Mora and his 22-year-old partner were both Dominican Americans who made the ultimate sacrifice in the line of duty.

Nearly five years ago, in July 2017, another proud Dominican, Miosotis Familia, was fatally shot on a Bronx post, as Independence Day celebrations were winding down. Familia left behind three children, who all spoke at her funeral.

Officer Mora was in his fourth year on the job.

Retired NYPD Detective Angel Maysonet paid tribute to Mora on Instagram, posting a couple of photos and noting, “Everyone says he was a big teddy bear. Kind. Life of the party. Took care of his parents who are lost and devastated without him.”

Maysonet called Mora “a young, Dominican son of NYC. The epitome of what you want as an NYPD cop.”

Mora never had the chance to marry or have children, yet the donation of his heart, liver, two kidneys, and pancreas will allow others to celebrate life’s milestones.  

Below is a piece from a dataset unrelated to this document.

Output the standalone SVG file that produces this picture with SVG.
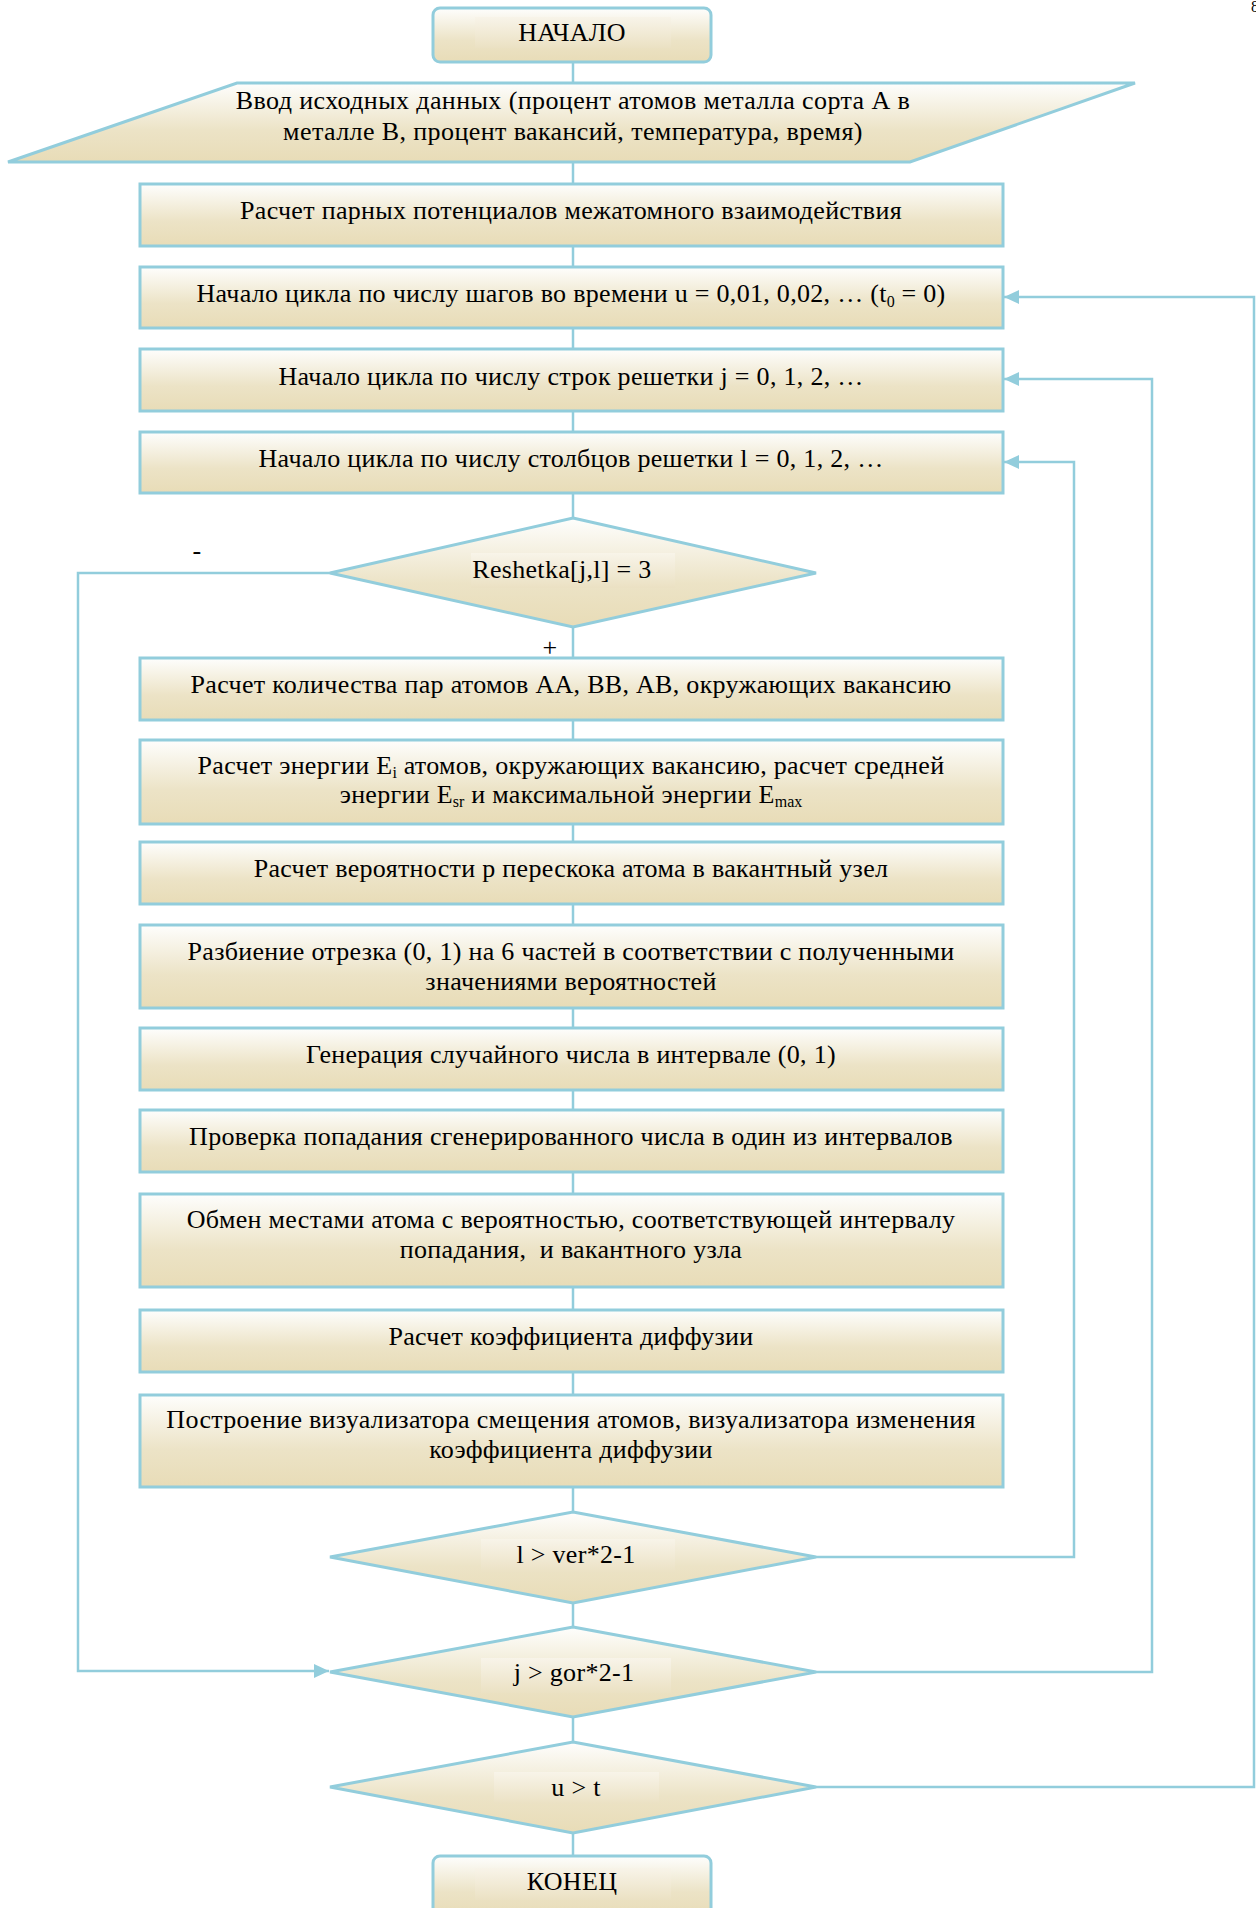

Mora and Rivera were part of the new generation of NYPD cops, a new wave of law enforcement increasing in numbers — a departure from the Irish and Italian American dominance on the force of decades past.

After Rivera was promoted posthumously to detective first-grade at his funeral last Friday, the New York Dominican Officers organization created a special portrait of Rivera in NYPD uniform, wearing his gold shield, with a Dominican flag behind him.

The organization will proudly do the same for Officer Mora later this week.